Just as my words on issues were a blessing to some & a cursing to others, so I have now been blessed & cursed. But my words were spoken towards issues (I never mentioned names in my writings of frustration - it is not in me to defame people or destroy ministries, whether or not I agree with them). My goal was debating topics, approaches to scripture, and getting feedback.
I got plenty of feedback.
What is sad to me is the fact that people can say all manner of things against others, without addressing their words or even responding directly to their blogs. They can sneak in through the window & kidnap your words out of their bed. They can attack others in their gardens of solitude and march them into the court for an illegal trial at night.

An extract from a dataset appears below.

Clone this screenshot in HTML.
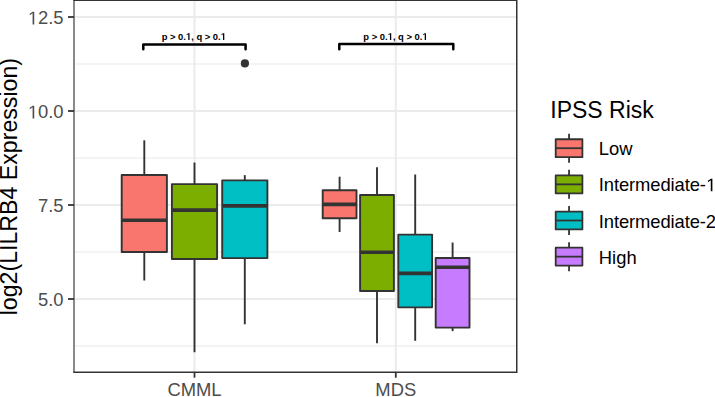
<!DOCTYPE html><html><head><meta charset="utf-8"><style>html,body{margin:0;padding:0;background:#fff;width:715px;height:397px;overflow:hidden}svg{display:block}text{font-family:"Liberation Sans",sans-serif}</style></head><body>
<svg width="715" height="397" viewBox="0 0 715 397">
<rect x="0" y="0" width="715" height="397" fill="#fff"/>
<line x1="74.0" x2="516.75" y1="64.0" y2="64.0" stroke="#F4F4F4" stroke-width="2"/>
<line x1="74.0" x2="516.75" y1="158.0" y2="158.0" stroke="#F4F4F4" stroke-width="2"/>
<line x1="74.0" x2="516.75" y1="252.0" y2="252.0" stroke="#F4F4F4" stroke-width="2"/>
<line x1="74.0" x2="516.75" y1="346.0" y2="346.0" stroke="#F4F4F4" stroke-width="2"/>
<line x1="74.0" x2="516.75" y1="17.0" y2="17.0" stroke="#EBEBEB" stroke-width="2"/>
<line x1="74.0" x2="516.75" y1="111.0" y2="111.0" stroke="#EBEBEB" stroke-width="2"/>
<line x1="74.0" x2="516.75" y1="205.0" y2="205.0" stroke="#EBEBEB" stroke-width="2"/>
<line x1="74.0" x2="516.75" y1="299.0" y2="299.0" stroke="#EBEBEB" stroke-width="2"/>
<line x1="194.5" x2="194.5" y1="0.2" y2="372.2" stroke="#EBEBEB" stroke-width="2"/>
<line x1="395.8" x2="395.8" y1="0.2" y2="372.2" stroke="#EBEBEB" stroke-width="2"/>
<line x1="144.3" x2="144.3" y1="140.3" y2="175.0" stroke="#333333" stroke-width="1.9"/>
<line x1="144.3" x2="144.3" y1="252.0" y2="280.5" stroke="#333333" stroke-width="1.9"/>
<rect x="121.70000000000002" y="175.0" width="45.2" height="77.0" fill="#F8766D" stroke="#333333" stroke-width="1.9" stroke-linejoin="round"/>
<line x1="121.70000000000002" x2="166.9" y1="220.3" y2="220.3" stroke="#333333" stroke-width="3.6"/>
<line x1="194.5" x2="194.5" y1="162.5" y2="184.1" stroke="#333333" stroke-width="1.9"/>
<line x1="194.5" x2="194.5" y1="259.05" y2="352.2" stroke="#333333" stroke-width="1.9"/>
<rect x="171.9" y="184.1" width="45.2" height="74.95000000000002" fill="#7CAE00" stroke="#333333" stroke-width="1.9" stroke-linejoin="round"/>
<line x1="171.9" x2="217.1" y1="210.1" y2="210.1" stroke="#333333" stroke-width="3.6"/>
<line x1="244.8" x2="244.8" y1="175.1" y2="180.4" stroke="#333333" stroke-width="1.9"/>
<line x1="244.8" x2="244.8" y1="258.1" y2="324.3" stroke="#333333" stroke-width="1.9"/>
<rect x="222.20000000000002" y="180.4" width="45.2" height="77.70000000000002" fill="#00BFC4" stroke="#333333" stroke-width="1.9" stroke-linejoin="round"/>
<line x1="222.20000000000002" x2="267.40000000000003" y1="205.9" y2="205.9" stroke="#333333" stroke-width="3.6"/>
<line x1="339.6" x2="339.6" y1="176.7" y2="190.2" stroke="#333333" stroke-width="1.9"/>
<line x1="339.6" x2="339.6" y1="218.3" y2="232.0" stroke="#333333" stroke-width="1.9"/>
<rect x="322.70000000000005" y="190.2" width="33.8" height="28.100000000000023" fill="#F8766D" stroke="#333333" stroke-width="1.9" stroke-linejoin="round"/>
<line x1="322.70000000000005" x2="356.5" y1="204.4" y2="204.4" stroke="#333333" stroke-width="3.6"/>
<line x1="377.0" x2="377.0" y1="167.3" y2="195.0" stroke="#333333" stroke-width="1.9"/>
<line x1="377.0" x2="377.0" y1="290.95" y2="343.3" stroke="#333333" stroke-width="1.9"/>
<rect x="360.1" y="195.0" width="33.8" height="95.94999999999999" fill="#7CAE00" stroke="#333333" stroke-width="1.9" stroke-linejoin="round"/>
<line x1="360.1" x2="393.9" y1="252.3" y2="252.3" stroke="#333333" stroke-width="3.6"/>
<line x1="415.2" x2="415.2" y1="174.5" y2="234.6" stroke="#333333" stroke-width="1.9"/>
<line x1="415.2" x2="415.2" y1="307.35" y2="340.8" stroke="#333333" stroke-width="1.9"/>
<rect x="398.3" y="234.6" width="33.8" height="72.75000000000003" fill="#00BFC4" stroke="#333333" stroke-width="1.9" stroke-linejoin="round"/>
<line x1="398.3" x2="432.09999999999997" y1="273.4" y2="273.4" stroke="#333333" stroke-width="3.6"/>
<line x1="452.6" x2="452.6" y1="242.5" y2="258.0" stroke="#333333" stroke-width="1.9"/>
<line x1="452.6" x2="452.6" y1="327.6" y2="331.1" stroke="#333333" stroke-width="1.9"/>
<rect x="435.70000000000005" y="258.0" width="33.8" height="69.60000000000002" fill="#C77CFF" stroke="#333333" stroke-width="1.9" stroke-linejoin="round"/>
<line x1="435.70000000000005" x2="469.5" y1="267.3" y2="267.3" stroke="#333333" stroke-width="3.6"/>
<circle cx="244.9" cy="63.4" r="4.1" fill="#333333"/>
<path d="M143.3 49.3 V44.5 H245.6 V49.3" fill="none" stroke="#000" stroke-width="2.5" stroke-linecap="round" stroke-linejoin="round"/>
<path d="M339.3 49.3 V44.1 H453.3 V49.3" fill="none" stroke="#000" stroke-width="2.5" stroke-linecap="round" stroke-linejoin="round"/>
<text x="193.8" y="40" font-size="9.9" font-weight="bold" textLength="64.3" lengthAdjust="spacingAndGlyphs" text-anchor="middle" fill="#000">p &gt; 0.&#x2007;, q &gt; 0.&#x2007;</text>
<text x="395.5" y="40" font-size="9.9" font-weight="bold" textLength="64.3" lengthAdjust="spacingAndGlyphs" text-anchor="middle" fill="#000">p &gt; 0.&#x2007;, q &gt; 0.&#x2007;</text>
<path d="M73.4 0.2H516.75V372.2H73.4" fill="none" stroke="#333333" stroke-width="1.5"/>
<line x1="74.0" x2="74.0" y1="-0.8" y2="372.95" stroke="#333333" stroke-width="1.15"/>
<line x1="68" x2="74.0" y1="17.0" y2="17.0" stroke="#333333" stroke-width="1.8"/>
<text x="63.5" y="24.4" font-size="18.4" text-anchor="end" fill="#4D4D4D">&#x2007;2.5</text>
<line x1="68" x2="74.0" y1="111.0" y2="111.0" stroke="#333333" stroke-width="1.8"/>
<text x="63.5" y="118.4" font-size="18.4" text-anchor="end" fill="#4D4D4D">&#x2007;0.0</text>
<line x1="68" x2="74.0" y1="205.0" y2="205.0" stroke="#333333" stroke-width="1.8"/>
<text x="63.5" y="212.4" font-size="18.4" text-anchor="end" fill="#4D4D4D">7.5</text>
<line x1="68" x2="74.0" y1="299.0" y2="299.0" stroke="#333333" stroke-width="1.8"/>
<text x="63.5" y="306.4" font-size="18.4" text-anchor="end" fill="#4D4D4D">5.0</text>
<line x1="194.5" x2="194.5" y1="372.2" y2="377.7" stroke="#333333" stroke-width="1.8"/>
<text x="194.5" y="396.3" font-size="18.4" text-anchor="middle" fill="#4D4D4D">CMML</text>
<line x1="395.8" x2="395.8" y1="372.2" y2="377.7" stroke="#333333" stroke-width="1.8"/>
<text x="395.8" y="396.3" font-size="18.4" text-anchor="middle" fill="#4D4D4D">MDS</text>
<text transform="translate(17.2,186.65) rotate(-90)" font-size="23.15" text-anchor="middle" fill="#000">log2(LILRB4 Expression)</text>
<text x="550.3" y="117.8" font-size="23" fill="#000">IPSS Risk</text>
<line x1="569.05" x2="569.05" y1="133.7" y2="162.7" stroke="#333333" stroke-width="1.8"/>
<rect x="555.7" y="139.25" width="26.7" height="17.9" fill="#F8766D" stroke="#333333" stroke-width="1.8" stroke-linejoin="round"/>
<line x1="555.7" x2="582.4" y1="148.2" y2="148.2" stroke="#333333" stroke-width="1.8"/>
<text x="598.8" y="155.2" font-size="18.4" fill="#000">Low</text>
<line x1="569.05" x2="569.05" y1="169.85" y2="198.85" stroke="#333333" stroke-width="1.8"/>
<rect x="555.7" y="175.4" width="26.7" height="17.9" fill="#7CAE00" stroke="#333333" stroke-width="1.8" stroke-linejoin="round"/>
<line x1="555.7" x2="582.4" y1="184.35" y2="184.35" stroke="#333333" stroke-width="1.8"/>
<text x="598.8" y="191.35" font-size="18.4" fill="#000" textLength="117.3">Intermediate-&#x2007;</text>
<line x1="569.05" x2="569.05" y1="206.0" y2="235.0" stroke="#333333" stroke-width="1.8"/>
<rect x="555.7" y="211.55" width="26.7" height="17.9" fill="#00BFC4" stroke="#333333" stroke-width="1.8" stroke-linejoin="round"/>
<line x1="555.7" x2="582.4" y1="220.5" y2="220.5" stroke="#333333" stroke-width="1.8"/>
<text x="598.8" y="227.5" font-size="18.4" fill="#000" textLength="117.3">Intermediate-2</text>
<line x1="569.05" x2="569.05" y1="242.14999999999998" y2="271.15" stroke="#333333" stroke-width="1.8"/>
<rect x="555.7" y="247.7" width="26.7" height="17.9" fill="#C77CFF" stroke="#333333" stroke-width="1.8" stroke-linejoin="round"/>
<line x1="555.7" x2="582.4" y1="256.65" y2="256.65" stroke="#333333" stroke-width="1.8"/>
<text x="598.8" y="263.65" font-size="18.4" fill="#000">High</text>
<path transform="translate(185.950,40.000) scale(0.00460,-0.00483)" d="M500 0V1170L162 959V1180L515 1409H781V0Z" fill="#000"/>
<path transform="translate(220.712,40.000) scale(0.00460,-0.00483)" d="M500 0V1170L162 959V1180L515 1409H781V0Z" fill="#000"/>
<path transform="translate(387.650,40.000) scale(0.00460,-0.00483)" d="M500 0V1170L162 959V1180L515 1409H781V0Z" fill="#000"/>
<path transform="translate(422.412,40.000) scale(0.00460,-0.00483)" d="M500 0V1170L162 959V1180L515 1409H781V0Z" fill="#000"/>
<path transform="translate(27.703,24.400) scale(0.00899,-0.00898)" d="M545 0V1237L227 1010V1180L560 1409H726V0Z" fill="#4D4D4D"/>
<path transform="translate(27.703,118.400) scale(0.00899,-0.00898)" d="M545 0V1237L227 1010V1180L560 1409H726V0Z" fill="#4D4D4D"/>
<path transform="translate(705.866,191.350) scale(0.00899,-0.00898)" d="M545 0V1237L227 1010V1180L560 1409H726V0Z" fill="#000"/>
</svg></body></html>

The nature of the Pharisee has not changed much, just the masks they wear. They can be ruthless, tactless, and gutless as ever. They will never learn - it's in their nature.
What is even more heart-wrenching is the annihilation the mob leaves in their wake. Ministries, relationships, and confidences may be completely destroyed. They don't care. They have had their fill, and their cannibalistic appetites are only temporarily satisfied. The gossip-mongers live the high-life of clandestine meetings and pseudonyms...

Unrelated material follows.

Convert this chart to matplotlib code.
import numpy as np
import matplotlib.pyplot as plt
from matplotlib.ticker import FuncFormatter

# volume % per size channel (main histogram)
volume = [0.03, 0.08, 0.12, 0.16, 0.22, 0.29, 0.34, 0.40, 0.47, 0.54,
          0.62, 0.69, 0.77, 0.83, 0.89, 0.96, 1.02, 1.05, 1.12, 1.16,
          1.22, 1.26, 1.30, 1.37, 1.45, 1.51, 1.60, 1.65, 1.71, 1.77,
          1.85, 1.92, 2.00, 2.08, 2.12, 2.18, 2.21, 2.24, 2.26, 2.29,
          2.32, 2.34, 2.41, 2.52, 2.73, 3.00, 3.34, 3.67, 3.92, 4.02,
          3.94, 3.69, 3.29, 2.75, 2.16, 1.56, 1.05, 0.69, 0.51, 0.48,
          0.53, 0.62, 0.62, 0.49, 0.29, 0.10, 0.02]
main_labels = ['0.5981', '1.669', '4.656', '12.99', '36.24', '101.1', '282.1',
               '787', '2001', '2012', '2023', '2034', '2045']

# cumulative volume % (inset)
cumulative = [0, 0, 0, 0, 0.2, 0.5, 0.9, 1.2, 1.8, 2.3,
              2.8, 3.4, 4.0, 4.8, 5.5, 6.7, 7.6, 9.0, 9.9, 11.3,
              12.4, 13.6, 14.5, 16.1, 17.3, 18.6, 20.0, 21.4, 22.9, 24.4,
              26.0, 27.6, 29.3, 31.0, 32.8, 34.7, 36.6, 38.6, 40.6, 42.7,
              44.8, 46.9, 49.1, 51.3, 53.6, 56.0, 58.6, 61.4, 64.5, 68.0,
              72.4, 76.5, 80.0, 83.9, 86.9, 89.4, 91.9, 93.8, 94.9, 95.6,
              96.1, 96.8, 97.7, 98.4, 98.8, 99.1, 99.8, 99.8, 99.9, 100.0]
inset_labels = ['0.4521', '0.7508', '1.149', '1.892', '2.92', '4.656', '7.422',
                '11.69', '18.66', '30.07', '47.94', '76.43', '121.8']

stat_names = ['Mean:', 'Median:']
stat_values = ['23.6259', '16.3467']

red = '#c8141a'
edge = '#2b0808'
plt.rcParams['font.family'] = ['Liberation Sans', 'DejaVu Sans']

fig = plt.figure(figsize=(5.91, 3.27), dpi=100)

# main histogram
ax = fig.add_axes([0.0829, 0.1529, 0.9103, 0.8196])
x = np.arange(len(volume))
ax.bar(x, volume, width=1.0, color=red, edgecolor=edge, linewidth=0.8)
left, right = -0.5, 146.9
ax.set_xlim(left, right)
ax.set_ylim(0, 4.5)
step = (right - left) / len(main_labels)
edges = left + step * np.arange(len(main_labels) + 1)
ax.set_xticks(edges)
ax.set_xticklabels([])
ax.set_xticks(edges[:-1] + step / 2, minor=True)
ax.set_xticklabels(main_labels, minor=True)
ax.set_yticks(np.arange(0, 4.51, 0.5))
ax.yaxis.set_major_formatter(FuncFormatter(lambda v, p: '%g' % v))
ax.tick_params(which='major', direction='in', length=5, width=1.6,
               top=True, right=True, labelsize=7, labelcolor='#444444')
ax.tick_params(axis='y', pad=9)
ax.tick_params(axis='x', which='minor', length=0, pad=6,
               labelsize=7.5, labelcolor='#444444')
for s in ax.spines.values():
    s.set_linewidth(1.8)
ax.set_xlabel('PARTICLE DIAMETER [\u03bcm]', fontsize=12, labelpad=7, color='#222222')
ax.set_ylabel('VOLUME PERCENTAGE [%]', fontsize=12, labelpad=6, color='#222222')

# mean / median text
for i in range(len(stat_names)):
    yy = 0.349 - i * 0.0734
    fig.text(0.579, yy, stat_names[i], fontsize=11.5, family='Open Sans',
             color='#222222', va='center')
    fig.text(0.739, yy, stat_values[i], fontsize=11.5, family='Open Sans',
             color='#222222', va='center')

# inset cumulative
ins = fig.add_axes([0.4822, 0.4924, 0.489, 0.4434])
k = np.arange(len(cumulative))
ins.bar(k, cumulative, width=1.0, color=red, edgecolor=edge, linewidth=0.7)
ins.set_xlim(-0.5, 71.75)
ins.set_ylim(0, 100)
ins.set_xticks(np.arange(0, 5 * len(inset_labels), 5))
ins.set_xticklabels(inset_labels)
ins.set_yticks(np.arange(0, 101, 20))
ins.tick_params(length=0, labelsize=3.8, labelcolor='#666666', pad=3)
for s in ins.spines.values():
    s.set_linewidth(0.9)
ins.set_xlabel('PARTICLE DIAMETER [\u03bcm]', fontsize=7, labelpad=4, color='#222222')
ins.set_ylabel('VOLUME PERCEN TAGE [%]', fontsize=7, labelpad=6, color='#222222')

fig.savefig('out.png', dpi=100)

...Pseudonyms! Why didn't I think of that! Instead of posting my picture & name all over the place, I could have just thrown out thoughts under a name like... uh... JL Vicente or Theophilus.
Now I am left with more rebuilding to do than my hands can perform. The tornado came through my town & now I'm sitting on my knees in an open field, amidst the ripped apart buildings and felled trees & roadsigns. The clarity of the moment is poignant. I see things for what they are without all the facades. My eyes are open as I sit here in the path of this tornado, looking at the damage surrounding me. The powerful truth of the moment is so painful. But I can't sit here forever...I have to rebuild this town, heal the wounded, love the enemy & minister by living this gospel. It's time to forgive those who don't know what they do. It's time to bless those who curse. It's time to ask for mercy from those who I've injured (though that was never my intention). It's time to bring a clarion voice to the confused & disturbed.
So to everyone who sought to bring me glory or shame, I love, forgive, and bless you.
I'm sorry to all my friends & family who my words have injured. My father & mother, whom I respect & love dearly. My uncle & General Superintendent who is a true Christian and and incredible leader. To ministers that have shaped my life like Tim Wachtstetter, Jeff Garner, Sam Moelenpah, Lee Stoneking. For those of you who have loved me & believed in my ministry, I'm more thankful than you may know. I love you all & I'm sorry for any pain I've caused.
It was never my intention to bring confusion into any flock or to cause a schism in the body. I love the Bride of Christ with all my heart. If you love Him, you will love His church...you will honor & defend her, protect her and bless her. Tearing down people & ministries does not accomplish this goal - that's a far cry from defending truth and fighting for ideals. I'm truly sorry if my words or actions have ever failed in that attempt.